Prof. dr. Beatrice de Graaf

Distinguished Professor, History of International Relations, Utrecht University

The Committee of the Duke of Arenberg Prizes has decided to award Beatrice de Graaf the Arenberg Prize for European History for her study Fighting Terror after Napoleon. How Europe Became Secure after 1815, Cambridge (Cambridge University Press), 2020. The Arenberg Prize for European History amounts to 4,000 euros and awards a study that contributes to a better and innovative knowledge of European history. Works dealing with the old Seventeen Provinces of the Netherlands, the Holy Roman Empire of the German Nation (Rhineland and Westphalia in particular) and northern France, and this in comparative perspective, are recommended. The prize is also open to studies that, using historical methods, stimulate the debate on the past, present and future of Europe.
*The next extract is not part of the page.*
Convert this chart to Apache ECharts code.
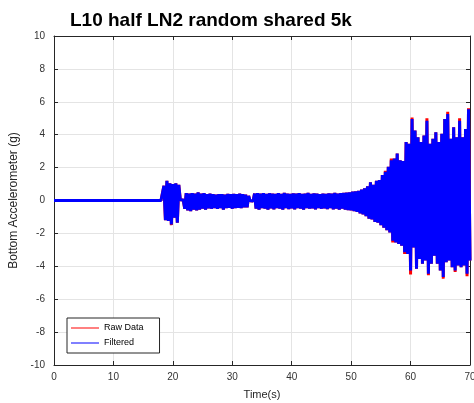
<!DOCTYPE html>
<html>
<head>
<meta charset="utf-8">
<title>L10 half LN2 random shared 5k</title>
<script src="https://cdn.jsdelivr.net/npm/echarts@6/dist/echarts.min.js"></script>
<style>
    html, body { margin: 0; padding: 0; background: #fff; }
    #chart { width: 474px; height: 403px; }
</style>
</head>
<body>
<div id="chart"></div>
<script>
    // quiet part of the record (before the shaker starts)
    var quietTimes = [0, 6, 12, 18];
    var quietValues = [0, 0, 0, 0];

    // sampled record from 18.25 s to 70 s, one value every 0.25 s (4 per row = 1 s)
    var sampleStart = 18.25;
    var sampleStep = 0.25;

    var filtered = [
        0, 0.9, -1.2, 1.2,         // 18
        -1.25, 1.05, -1.45, 1.0,   // 19
        -1.05, 1.05, -1.35, 0.95,  // 20
        0.05, -0.03, 0.03, -0.5,   // 21
        0.45, -0.6, 0.42, -0.65,   // 22
        0.45, -0.55, 0.42, -0.6,   // 23
        0.5, -0.55, 0.42, -0.5,    // 24
        0.45, -0.55, 0.38, -0.48,  // 25
        0.42, -0.5, 0.38, -0.46,   // 26
        0.36, -0.5, 0.38, -0.46,   // 27
        0.38, -0.55, 0.36, -0.46,  // 28
        0.4, -0.45, 0.38, -0.5,    // 29
        0.4, -0.46, 0.38, -0.45,   // 30
        0.42, -0.46, 0.38, -0.42,  // 31
        0.36, -0.42, 0.28, -0.02,  // 32
        0.02, -0.03, 0.42, -0.5,   // 33
        0.45, -0.55, 0.42, -0.46,  // 34
        0.45, -0.5, 0.4, -0.55,    // 35
        0.44, -0.48, 0.42, -0.54,  // 36
        0.4, -0.46, 0.44, -0.5,    // 37
        0.4, -0.55, 0.46, -0.46,   // 38
        0.41, -0.52, 0.4, -0.48,   // 39
        0.43, -0.54, 0.41, -0.46,  // 40
        0.45, -0.5, 0.4, -0.55,    // 41
        0.42, -0.46, 0.46, -0.5,   // 42
        0.4, -0.48, 0.43, -0.54,   // 43
        0.41, -0.46, 0.38, -0.5,   // 44
        0.42, -0.48, 0.4, -0.52,   // 45
        0.43, -0.46, 0.41, -0.54,  // 46
        0.46, -0.5, 0.42, -0.55,   // 47
        0.45, -0.5, 0.46, -0.55,   // 48
        0.48, -0.58, 0.5, -0.6,    // 49
        0.54, -0.65, 0.56, -0.7,   // 50
        0.58, -0.78, 0.66, -0.85,  // 51
        0.74, -0.95, 0.86, -1.1,   // 52
        1.1, -1.15, 0.95, -1.3,    // 53
        1.2, -1.35, 1.25, -1.5,    // 54
        1.55, -1.65, 1.75, -1.8,   // 55
        2.05, -1.95, 2.45, -2.45,  // 56
        2.55, -2.55, 2.85, -2.65,  // 57
        2.45, -2.75, 2.4, -3.15,   // 58
        3.55, -3.25, 3.45, -4.25,  // 59
        4.95, -2.85, 4.25, -4.15,  // 60
        3.85, -3.55, 3.55, -3.85,  // 61
        3.95, -3.65, 4.85, -4.45,  // 62
        3.45, -3.85, 3.75, -3.35,  // 63
        4.15, -3.85, 3.55, -4.25,  // 64
        4.05, -4.65, 4.95, -3.75,  // 65
        5.25, -3.65, 3.75, -4.05,  // 66
        4.45, -4.25, 3.85, -3.95,  // 67
        4.85, -4.05, 3.85, -3.95,  // 68
        4.35, -4.45, 5.55, -3.65   // 69
    ];

    var raw = [
        0, 0.9, -1.2, 1.2,
        -1.25, 1.05, -1.5, 1.0,
        -1.05, 1.05, -1.35, 0.95,
        0.05, -0.03, 0.03, -0.5,
        0.45, -0.6, 0.42, -0.65,
        0.45, -0.55, 0.42, -0.6,
        0.5, -0.55, 0.42, -0.5,
        0.45, -0.55, 0.38, -0.48,
        0.42, -0.5, 0.38, -0.46,
        0.36, -0.5, 0.38, -0.46,
        0.38, -0.55, 0.36, -0.46,
        0.4, -0.45, 0.38, -0.5,
        0.4, -0.46, 0.38, -0.45,
        0.42, -0.46, 0.38, -0.42,
        0.36, -0.42, 0.28, -0.02,
        0.02, -0.03, 0.42, -0.5,
        0.45, -0.55, 0.42, -0.46,
        0.45, -0.5, 0.4, -0.55,
        0.44, -0.48, 0.42, -0.54,
        0.4, -0.46, 0.44, -0.5,
        0.4, -0.55, 0.46, -0.46,
        0.41, -0.52, 0.4, -0.48,
        0.43, -0.54, 0.41, -0.46,
        0.45, -0.5, 0.4, -0.55,
        0.42, -0.46, 0.46, -0.5,
        0.4, -0.48, 0.43, -0.54,
        0.41, -0.46, 0.38, -0.5,
        0.42, -0.48, 0.4, -0.52,
        0.43, -0.46, 0.41, -0.54,
        0.46, -0.5, 0.42, -0.55,
        0.45, -0.5, 0.46, -0.55,
        0.48, -0.58, 0.5, -0.6,
        0.54, -0.65, 0.56, -0.7,
        0.58, -0.78, 0.66, -0.85,
        0.74, -0.95, 0.86, -1.1,
        1.1, -1.15, 0.95, -1.3,
        1.2, -1.35, 1.25, -1.5,
        1.55, -1.65, 1.8, -1.8,
        2.05, -1.95, 2.55, -2.55,
        2.55, -2.55, 2.85, -2.65,
        2.45, -2.75, 2.4, -3.25,
        3.55, -3.25, 3.45, -4.5,
        5.05, -2.85, 4.25, -4.15,
        3.85, -3.55, 3.55, -3.85,
        3.95, -3.65, 5.0, -4.55,
        3.45, -3.85, 3.75, -3.35,
        4.15, -3.85, 3.55, -4.25,
        4.05, -4.75, 4.95, -3.75,
        5.4, -3.65, 3.75, -4.05,
        4.45, -4.35, 3.85, -3.95,
        5.0, -4.05, 3.85, -3.95,
        4.35, -4.6, 5.6, -3.65
    ];

    var xTicks = { min: 0, max: 70, interval: 10 };
    var yTicks = { min: -10, max: 10, interval: 2 };

    function toPoints(values) {
        var pts = [];
        for (var i = 0; i < quietTimes.length; i++) {
            pts.push([quietTimes[i], quietValues[i]]);
        }
        for (var j = 0; j < values.length; j++) {
            pts.push([sampleStart + j * sampleStep, values[j]]);
        }
        return pts;
    }

    var font = 'Liberation Sans, Arial, Helvetica, sans-serif';
    var frame = '#262626';

    function frameAxis(ticks, pos, labels) {
        return {
            type: 'value',
            position: pos,
            min: ticks.min,
            max: ticks.max,
            interval: ticks.interval,
            axisLine: { show: true, onZero: false, lineStyle: { color: frame, width: 1 } },
            axisTick: { show: true, inside: true, length: 4, lineStyle: { color: frame } },
            axisLabel: {
                show: labels,
                showMinLabel: true,
                showMaxLabel: true,
                fontFamily: font,
                fontSize: 10,
                color: '#333'
            },
            splitLine: { show: labels, lineStyle: { color: '#e4e4e4', width: 1 } }
        };
    }

    var chart = echarts.init(document.getElementById('chart'));

    var xBottom = frameAxis(xTicks, 'bottom', true);
    xBottom.name = 'Time(s)';
    xBottom.nameLocation = 'middle';
    xBottom.nameGap = 24;
    xBottom.nameTextStyle = { fontFamily: font, fontSize: 11, color: '#262626' };
    xBottom.axisLabel.margin = 7;

    var yLeft = frameAxis(yTicks, 'left', true);
    yLeft.name = 'Bottom Accelerometer (g)';
    yLeft.nameLocation = 'middle';
    yLeft.nameGap = 32;
    yLeft.nameTextStyle = { fontFamily: font, fontSize: 12, color: '#262626' };
    yLeft.axisLabel.margin = 9;

    var lineCommon = {
        type: 'line',
        showSymbol: false,
        symbol: 'none',
        sampling: 'none',
        silent: true
    };

    var option = {
        animation: false,
        backgroundColor: '#fff',
        title: {
            text: 'L10 half LN2 random shared 5k',
            left: 70,
            top: 11,
            padding: 0,
            textStyle: { fontFamily: font, fontSize: 19, fontWeight: 'bold', color: '#000' }
        },
        legend: {
            orient: 'vertical',
            left: 67,
            top: 318,
            padding: [4, 16, 4, 4],
            itemGap: 3,
            itemWidth: 28,
            itemHeight: 1,
            icon: 'rect',
            backgroundColor: '#fff',
            borderColor: frame,
            borderWidth: 1,
            borderRadius: 0,
            textStyle: { fontFamily: font, fontSize: 9, color: '#000', lineHeight: 12 },
            data: ['Raw Data', 'Filtered']
        },
        grid: { left: 54, right: 4, top: 36, bottom: 38, outerBoundsMode: 'none' },
        xAxis: [xBottom, frameAxis(xTicks, 'top', false)],
        yAxis: [yLeft, frameAxis(yTicks, 'right', false)],
        series: [
            Object.assign({
                name: 'Raw Data',
                data: toPoints(raw),
                itemStyle: { color: '#ff0000' },
                lineStyle: { color: '#ff0000', width: 3, join: 'bevel' }
            }, lineCommon),
            Object.assign({
                name: 'Filtered',
                data: toPoints(filtered),
                itemStyle: { color: '#0000ff' },
                lineStyle: { color: '#0000ff', width: 3, join: 'bevel' }
            }, lineCommon)
        ]
    };

    chart.setOption(option);
</script>
</body>
</html>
Cambridge University Press is delighted that Fighting Terror after Napoleon has received such a prestigious award and well-deserved recognition for its significant contribution to the history of European integration and European security.”

Michael Watson, Editor at Cambridge University Press

The Duke of Arenberg Prizes are organized by the Arenberg Foundation. This foundation aims to stimulate interest in European history in order to contribute to a United States of Europe, a federal state on an equal footing with the great powers of today and tomorrow.

The ceremony will take place on Wednesday 9 November at the Palais des Académies in Brussels. De Graaf has been invited to present the main ideas of her book during this event in a lecture.